A week later, I had a FaceBook Message from a friend telling me there was a swarm in the road at the bottom of Tregony Hill.  So off I go to Tregony.  I walked up one side of the hill, asking locals that I met if they had seen a swarm (“No?!”), looking in every tree, roof, garage, garden, shed – residents must have thought I was casing their properties! – but no sign of any swarm.  I then proceeded down Tregony Hill on the other side, repeating my “casing” activities, when suddenly my head was in a cloud of bees!  I’d found it!  The swarm was clinging to a vertical wall in the sun (so lovely and warm for them) that supported a path that gave access to three terraced cottages.  I could have brushed the  bees into my swarm box but they would have flown everywhere.  More to the point the bee numbers looked so small as to indicate another cast and, virgins being the fickle beeings they are, would likely have flown off, never to be seen again.  I therefore placed my swarm box on the top edge of the wall, above the clustered bees, and left them to it.

That evening I returned and collected the box (the bees were all inside) and next day hived them into a nuc box in the apiary – but in the 18 hours they had been in my swarm box they built three beautiful palm-sized combs!  Very industrious!

They, like all my other bees, are going great guns with all the fine weather we’ve been having.

Finally, a heads-up on my bait hive on my friend’s shed roof – there are scout bees investigating, so there might be yet another swarm coming my way shortly – but don’t count your bees until they’re in the hive!!!

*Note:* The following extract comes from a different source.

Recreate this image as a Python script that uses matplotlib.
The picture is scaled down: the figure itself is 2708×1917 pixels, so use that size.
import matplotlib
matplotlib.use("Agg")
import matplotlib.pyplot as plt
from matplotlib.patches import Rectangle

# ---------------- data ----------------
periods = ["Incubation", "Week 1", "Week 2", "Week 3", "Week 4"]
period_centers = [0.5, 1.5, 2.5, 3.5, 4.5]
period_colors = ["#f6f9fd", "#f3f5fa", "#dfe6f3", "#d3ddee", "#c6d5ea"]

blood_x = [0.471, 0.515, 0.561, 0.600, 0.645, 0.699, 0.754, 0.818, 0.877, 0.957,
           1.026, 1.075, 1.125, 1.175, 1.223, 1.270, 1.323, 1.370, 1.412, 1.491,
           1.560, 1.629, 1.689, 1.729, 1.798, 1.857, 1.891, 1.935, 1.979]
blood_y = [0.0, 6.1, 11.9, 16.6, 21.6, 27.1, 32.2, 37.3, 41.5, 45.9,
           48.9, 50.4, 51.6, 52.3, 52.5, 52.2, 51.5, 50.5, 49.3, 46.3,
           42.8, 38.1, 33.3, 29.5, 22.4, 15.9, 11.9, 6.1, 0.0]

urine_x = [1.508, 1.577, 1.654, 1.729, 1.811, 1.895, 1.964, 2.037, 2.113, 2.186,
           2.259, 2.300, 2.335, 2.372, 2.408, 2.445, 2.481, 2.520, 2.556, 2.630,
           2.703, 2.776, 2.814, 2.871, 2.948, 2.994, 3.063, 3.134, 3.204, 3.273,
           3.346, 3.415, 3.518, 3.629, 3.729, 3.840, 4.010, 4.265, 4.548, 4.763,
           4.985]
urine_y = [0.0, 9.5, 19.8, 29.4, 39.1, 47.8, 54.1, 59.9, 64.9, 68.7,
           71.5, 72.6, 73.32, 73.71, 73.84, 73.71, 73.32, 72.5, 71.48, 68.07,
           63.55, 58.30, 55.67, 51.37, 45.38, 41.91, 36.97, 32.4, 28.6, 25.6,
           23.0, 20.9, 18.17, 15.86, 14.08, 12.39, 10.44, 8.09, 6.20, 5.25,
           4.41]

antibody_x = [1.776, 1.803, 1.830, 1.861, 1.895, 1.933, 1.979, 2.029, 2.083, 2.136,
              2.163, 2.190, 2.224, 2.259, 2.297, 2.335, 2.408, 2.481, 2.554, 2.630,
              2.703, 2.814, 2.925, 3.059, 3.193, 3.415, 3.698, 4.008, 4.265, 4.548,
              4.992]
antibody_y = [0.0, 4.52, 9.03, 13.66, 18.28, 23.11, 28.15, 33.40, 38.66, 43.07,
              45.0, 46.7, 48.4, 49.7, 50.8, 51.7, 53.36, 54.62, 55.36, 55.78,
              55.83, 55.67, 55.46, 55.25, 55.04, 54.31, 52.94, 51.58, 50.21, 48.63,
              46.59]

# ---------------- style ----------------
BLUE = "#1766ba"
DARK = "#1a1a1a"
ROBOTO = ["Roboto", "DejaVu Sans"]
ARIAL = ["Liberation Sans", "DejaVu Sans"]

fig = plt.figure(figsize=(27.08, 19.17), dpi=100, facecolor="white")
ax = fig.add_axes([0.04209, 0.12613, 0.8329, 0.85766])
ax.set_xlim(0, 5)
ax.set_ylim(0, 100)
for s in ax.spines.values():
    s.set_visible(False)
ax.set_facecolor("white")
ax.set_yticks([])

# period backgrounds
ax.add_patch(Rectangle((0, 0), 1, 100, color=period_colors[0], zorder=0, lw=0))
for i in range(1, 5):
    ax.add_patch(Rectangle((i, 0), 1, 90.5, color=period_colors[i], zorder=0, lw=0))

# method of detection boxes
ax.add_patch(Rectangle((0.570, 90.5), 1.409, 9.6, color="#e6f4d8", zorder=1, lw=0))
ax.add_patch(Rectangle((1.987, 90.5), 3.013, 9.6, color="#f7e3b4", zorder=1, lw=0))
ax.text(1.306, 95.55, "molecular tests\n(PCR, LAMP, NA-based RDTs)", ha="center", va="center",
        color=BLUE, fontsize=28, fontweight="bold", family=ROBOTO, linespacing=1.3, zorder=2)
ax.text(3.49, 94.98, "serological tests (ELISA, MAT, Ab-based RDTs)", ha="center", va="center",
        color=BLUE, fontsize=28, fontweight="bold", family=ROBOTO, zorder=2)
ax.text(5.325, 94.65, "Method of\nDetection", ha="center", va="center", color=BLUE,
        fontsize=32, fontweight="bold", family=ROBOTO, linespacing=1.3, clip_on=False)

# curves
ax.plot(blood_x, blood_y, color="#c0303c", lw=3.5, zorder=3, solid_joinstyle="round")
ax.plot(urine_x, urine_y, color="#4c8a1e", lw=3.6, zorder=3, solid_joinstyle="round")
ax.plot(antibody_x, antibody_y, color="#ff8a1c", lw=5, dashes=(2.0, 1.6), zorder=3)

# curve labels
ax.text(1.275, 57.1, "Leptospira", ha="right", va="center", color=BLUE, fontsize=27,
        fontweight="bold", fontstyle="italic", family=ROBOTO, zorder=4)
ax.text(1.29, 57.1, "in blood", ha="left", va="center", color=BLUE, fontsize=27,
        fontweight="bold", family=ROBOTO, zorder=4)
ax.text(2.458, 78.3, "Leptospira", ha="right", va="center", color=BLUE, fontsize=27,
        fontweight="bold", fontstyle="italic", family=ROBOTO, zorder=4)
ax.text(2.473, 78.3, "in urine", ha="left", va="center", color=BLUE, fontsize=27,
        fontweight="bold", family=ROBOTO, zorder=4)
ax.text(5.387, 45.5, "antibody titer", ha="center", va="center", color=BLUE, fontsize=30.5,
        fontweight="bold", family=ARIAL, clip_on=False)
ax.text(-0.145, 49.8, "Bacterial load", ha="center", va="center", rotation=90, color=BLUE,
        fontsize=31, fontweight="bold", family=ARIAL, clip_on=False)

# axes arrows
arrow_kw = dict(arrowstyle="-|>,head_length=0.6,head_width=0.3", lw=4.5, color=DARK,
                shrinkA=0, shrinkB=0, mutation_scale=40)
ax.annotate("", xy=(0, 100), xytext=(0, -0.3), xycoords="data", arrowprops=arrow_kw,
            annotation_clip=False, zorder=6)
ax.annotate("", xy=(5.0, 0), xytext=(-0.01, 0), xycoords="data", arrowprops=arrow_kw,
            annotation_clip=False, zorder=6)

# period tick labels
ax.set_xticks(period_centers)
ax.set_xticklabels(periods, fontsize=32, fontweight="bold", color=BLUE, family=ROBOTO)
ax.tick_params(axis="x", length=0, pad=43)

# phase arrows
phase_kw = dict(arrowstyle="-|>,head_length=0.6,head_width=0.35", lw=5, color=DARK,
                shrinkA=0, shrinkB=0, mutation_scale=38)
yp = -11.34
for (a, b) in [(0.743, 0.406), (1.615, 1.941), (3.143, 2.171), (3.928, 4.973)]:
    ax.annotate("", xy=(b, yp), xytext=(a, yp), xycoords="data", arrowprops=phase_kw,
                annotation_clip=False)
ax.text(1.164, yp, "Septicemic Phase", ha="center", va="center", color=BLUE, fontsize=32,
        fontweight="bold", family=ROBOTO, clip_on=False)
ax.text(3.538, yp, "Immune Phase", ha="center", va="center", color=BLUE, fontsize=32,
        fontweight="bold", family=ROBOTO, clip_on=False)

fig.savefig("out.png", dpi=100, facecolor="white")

So, keep your eyes open for swarms and Asian Hornets.

There have been possible, but not confirmed, sightings of the latter in Gorran Haven and Fowey, so getting a little too close for comfort if confirmed but I’ll keep you posted on any developments.  I am still getting calls regarding swarms, most of which are outside my parish so I can pass them on, but it’s still swarming season, so keep a look-out and contact me if you see one.

I’ll ensure it is collected, either by me or another beekeeper – we don’t want bees ending up in your chimney or roof-space!